Since the Office of the Comptroller of the Currency has not reached a final decision on whether to grant special-purpose national bank charters to financial technology companies, a New York regulator’s challenge to the OCC’s authority to grant fintech charters failed on standing and ripeness grounds. A federal district judge said that the New York Department of Financial Services’s purported injuries are too future-oriented and speculative to confer standing. Similarly, the claims are unripe because they are "contingent on future events that may never occur" (Vullo v.
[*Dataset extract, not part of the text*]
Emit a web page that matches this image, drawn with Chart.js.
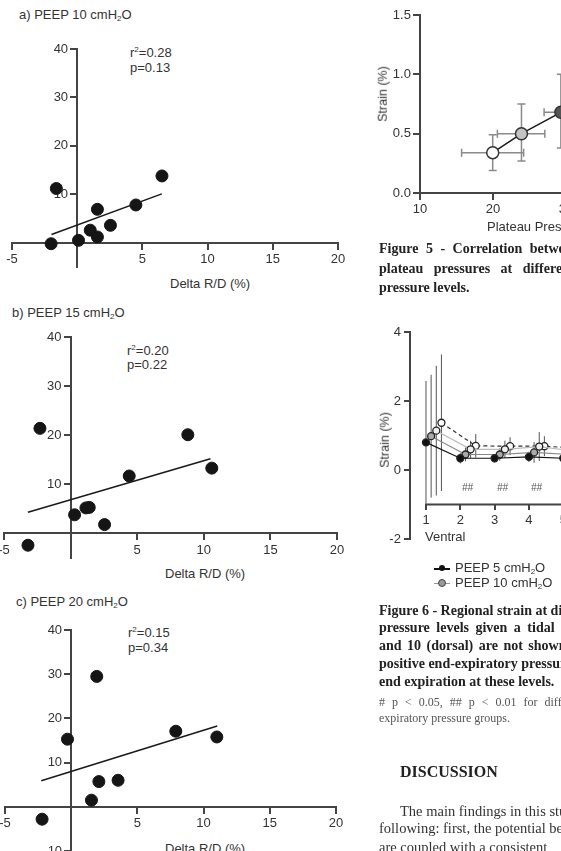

Office of the Comptroller of the Currency, Dec. 8, 2017, Buchwald, N.).
The issue first arose when the OCC began considering the possibility of issuing special-purpose national bank charters to fintech companies under its regulations. To support its position that a fintech charter decision had been reached, DFS relied on several OCC documents:
- a White Paper—Exploring Special Purpose National Bank Charters for Fintech Companies;
- a speech by Comptroller Thomas J. Curry touting innovation in the fintech industry as a vehicle to expand financial inclusion for low-income individuals;
- a summary of public comments about the possibility of issuing charters to fintech companies; and
- the "Comptroller’s Licensing Manual Draft Supplement: Evaluating Charter Applications From Financial Technology Companies"
Since the OCC has not yet determined whether it will issue charters to fintech companies, nor received any applications, DFS claims that the OCC had determined that it has the power to issue these charters were an insufficient basis for a claim. Without a decision that such licenses will be considered and potentially granted, in the court’s view, the application process remains purely hypothetical.
In fact, the proposed issuance of fintech charters companies, a policy first discussed by an appointee of President Obama, has become increasingly uncertain under President Trump’s two Comptrollers of the Currency, Keith Noreika and Joseph Otting, the court noted. By waiting for a decision, the court would be saved from issuing a decision that may turn out to be unnecessary if the OCC never issues a fintech charter or does so under an altered framework.
The case is 17 Civ. 3574 (NRB).
Attorneys: Matthew Lore Levine (NYS Department of Financial Services) for Maria T. Vullo in her official capacity as Superintendent of the New York State Department of Financial Services. Christopher Kendrick Connolly, U.S. Attorney's Office, for Office of the Comptroller of the Currency.